The counter-propagating Rossby waves Perspective to shear flows

Eyal Heifetz

Department of Geophysical Atmospheric and Planetary Sciences, Tel Aviv University,
Department of Meteorology (MISU), Stockholm University,

Thursday 26th of September 2013 – 10.00 am till 12.00am – Room Nano BM 6204


The concept of Counter-propagating Rossby Waves (CRWs) has been introduced by Bretherton (1966) to explain the basic mechanism of baroclinic instability in the atmosphere. This is the main mechanism which generates cyclones and hence determines the weather in the mid-latitudes. CRWs are vorticity waves which propagate in regions of strong vorticity gradients in a counter-direction to the mean flow (the mid-latitudinal atmospheric jet ).  They interact in a distance by inducing a far velocity field which enables them to be phase-locked in a growing configuration.
In this talk I will try to relate this approach to general shear flow instability and to show how it rationalizes different fundamental aspects of the instability including the necessary conditions for the onset of the instability, and the mechanism of optimal non-normal growth and how it feeds back with nonlinear mixing.
Finally, I will suggest a more general type of modified Rossby-gravity wave instability in the presence of stratification, where the dynamics is formulated solely in terms of vorticity and wave displacement across the shear. I will argue that the latter formulation can be generally applied to various different setups where external forces generate vorticity by exerting torque on the flow.

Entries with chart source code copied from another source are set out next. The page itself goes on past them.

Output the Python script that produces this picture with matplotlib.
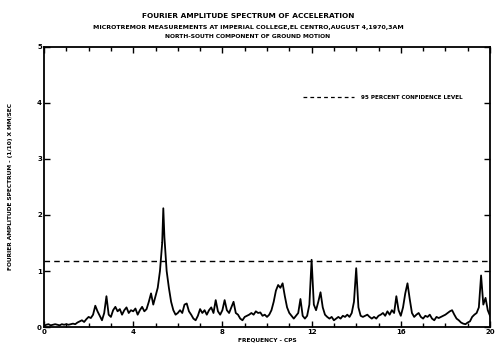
import numpy as np
import matplotlib
matplotlib.use("Agg")
import matplotlib.pyplot as plt
from matplotlib.ticker import MultipleLocator

# Fourier amplitude values (0.1 cps grid, extra points at the main peak)
freq_main = [5.30, 5.35, 5.40]
amp_main = [1.50, 2.12, 1.60]

amp_grid = [
    0.02, 0.04, 0.05, 0.03, 0.04, 0.05, 0.04, 0.03, 0.05, 0.04, 0.05,   # 0.0-1.0
    0.04, 0.05, 0.06, 0.05, 0.08, 0.10, 0.12, 0.09, 0.14, 0.18,         # 1.1-2.0
    0.16, 0.22, 0.38, 0.28, 0.20, 0.12, 0.25, 0.55, 0.22, 0.18,         # 2.1-3.0
    0.30, 0.36, 0.28, 0.32, 0.22, 0.30, 0.35, 0.25, 0.30, 0.28,         # 3.1-4.0
    0.33, 0.22, 0.30, 0.36, 0.28, 0.32, 0.45, 0.60, 0.40, 0.55,         # 4.1-5.0
    0.70, 1.00, 1.50, 1.60, 1.00, 0.70, 0.45, 0.30, 0.22, 0.25,         # 5.1-6.0
    0.30, 0.25, 0.40, 0.42, 0.28, 0.22, 0.15, 0.12, 0.20, 0.32,         # 6.1-7.0
    0.25, 0.30, 0.22, 0.30, 0.35, 0.25, 0.48, 0.28, 0.22, 0.30,         # 7.1-8.0
    0.48, 0.30, 0.25, 0.35, 0.45, 0.25, 0.22, 0.15, 0.12, 0.18,         # 8.1-9.0
    0.20, 0.22, 0.25, 0.22, 0.28, 0.25, 0.26, 0.20, 0.22, 0.18,         # 9.1-10.0
    0.22, 0.30, 0.45, 0.65, 0.75, 0.70, 0.78, 0.55, 0.35, 0.25,         # 10.1-11.0
    0.20, 0.15, 0.20, 0.25, 0.50, 0.20, 0.15, 0.20, 0.40, 1.20,         # 11.1-12.0
    0.40, 0.30, 0.45, 0.62, 0.35, 0.22, 0.18, 0.15, 0.18, 0.12,         # 12.1-13.0
    0.15, 0.18, 0.15, 0.20, 0.18, 0.22, 0.18, 0.25, 0.45, 1.05,         # 13.1-14.0
    0.35, 0.20, 0.18, 0.20, 0.22, 0.18, 0.15, 0.18, 0.15, 0.20,         # 14.1-15.0
    0.22, 0.25, 0.20, 0.28, 0.22, 0.30, 0.25, 0.55, 0.30, 0.20,         # 15.1-16.0
    0.35, 0.60, 0.78, 0.50, 0.25, 0.18, 0.22, 0.25, 0.18, 0.15,         # 16.1-17.0
    0.20, 0.18, 0.22, 0.15, 0.12, 0.18, 0.16, 0.18, 0.20, 0.22,         # 17.1-18.0
    0.25, 0.28, 0.30, 0.22, 0.15, 0.12, 0.08, 0.06, 0.05, 0.08,         # 18.1-19.0
    0.10, 0.18, 0.22, 0.25, 0.35, 0.92, 0.40, 0.52, 0.30, 0.20,         # 19.1-20.0
]
confidence_level = 1.17
x_ticks = [0, 4, 8, 12, 16, 20]
y_ticks = [0, 1, 2, 3, 4, 5]

title1 = "FOURIER AMPLITUDE SPECTRUM OF ACCELERATION"
title2 = "MICROTREMOR MEASUREMENTS AT IMPERIAL COLLEGE,EL CENTRO,AUGUST 4,1970,3AM"
title3 = "NORTH-SOUTH COMPONENT OF GROUND MOTION"
xlabel = "FREQUENCY - CPS"
ylabel = "FOURIER AMPLITUDE SPECTRUM - (1/10) X MM/SEC"
legend_label = "95 PERCENT CONFIDENCE LEVEL"

freq_grid = np.linspace(0, 20, len(amp_grid))
freq = np.concatenate([freq_grid, freq_main])
amp = np.concatenate([amp_grid, amp_main])
order = np.argsort(freq, kind="stable")
freq = freq[order]
amp = amp[order]

plt.rcParams['font.family'] = ['DejaVu Sans']
plt.rcParams['font.weight'] = 'bold'

fig = plt.figure(figsize=(4.96, 3.45), dpi=100)
ax = fig.add_axes([44/496, 1-327/345, (490-44)/496, (327-47)/345])

ax.plot(freq, amp, color="black", lw=1.3)
ax.axhline(confidence_level, color="black", lw=1.0, ls=(0, (4, 3)))
ax.plot([11.6, 13.9], [4.1, 4.1], color="black", lw=0.9, ls=(0, (3, 2.5)))
ax.text(14.2, 4.1, legend_label, fontsize=4.1, fontweight="bold", va="center", ha="left")

ax.set_xlim(0, 20)
ax.set_ylim(0, 5)
ax.set_xticks(x_ticks)
ax.set_yticks(y_ticks)
ax.xaxis.set_minor_locator(MultipleLocator(1))
ax.tick_params(which="both", direction="in", top=True, right=True, width=1.0)
ax.tick_params(which="major", length=4, labelsize=5, pad=1.5)
ax.tick_params(which="minor", length=3)
for lab in ax.get_xticklabels() + ax.get_yticklabels():
    lab.set_fontweight("bold")
for sp in ax.spines.values():
    sp.set_linewidth(1.3)

ax.set_xlabel(xlabel, fontsize=4.2, fontweight="bold", labelpad=2)
ax.set_ylabel(ylabel, fontsize=4.2, fontweight="bold", labelpad=17)

fig.text(0.5, 1-16/345, title1, ha="center", va="center", fontsize=5.3, fontweight="bold")
fig.text(0.5, 1-27/345, title2, ha="center", va="center", fontsize=4.5, fontweight="bold")
fig.text(0.5, 1-37/345, title3, ha="center", va="center", fontsize=4.3, fontweight="bold")

fig.savefig("out.png", dpi=100)
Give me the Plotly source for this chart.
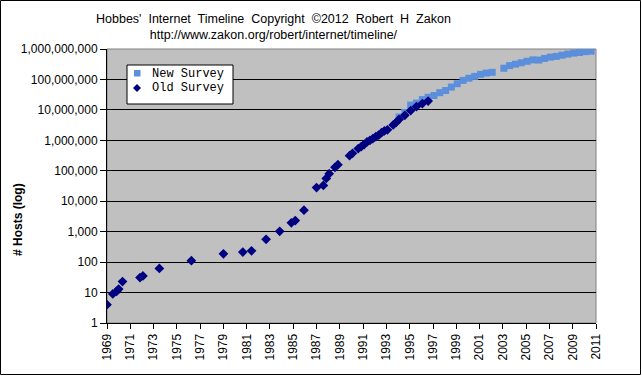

Eyal Heifetz obtained Bachelors and Masters degree in Geophysics and Planetary Sciences from Tel-Aviv University. In 1998 he finished his Ph.D. also at Tel-Aviv University, whereafter he become a Post Doctorate Research Fellow at Harvard University. In 2001 he returned to Tel-Aviv University first as a lecturer and from 2004 as senior lecturer with tenure. Since 2010 he is an Associate Professor there. 2012-2013 he worked as a Rossby Visiting Fellow at the International Metrological Institute at Stockholm University.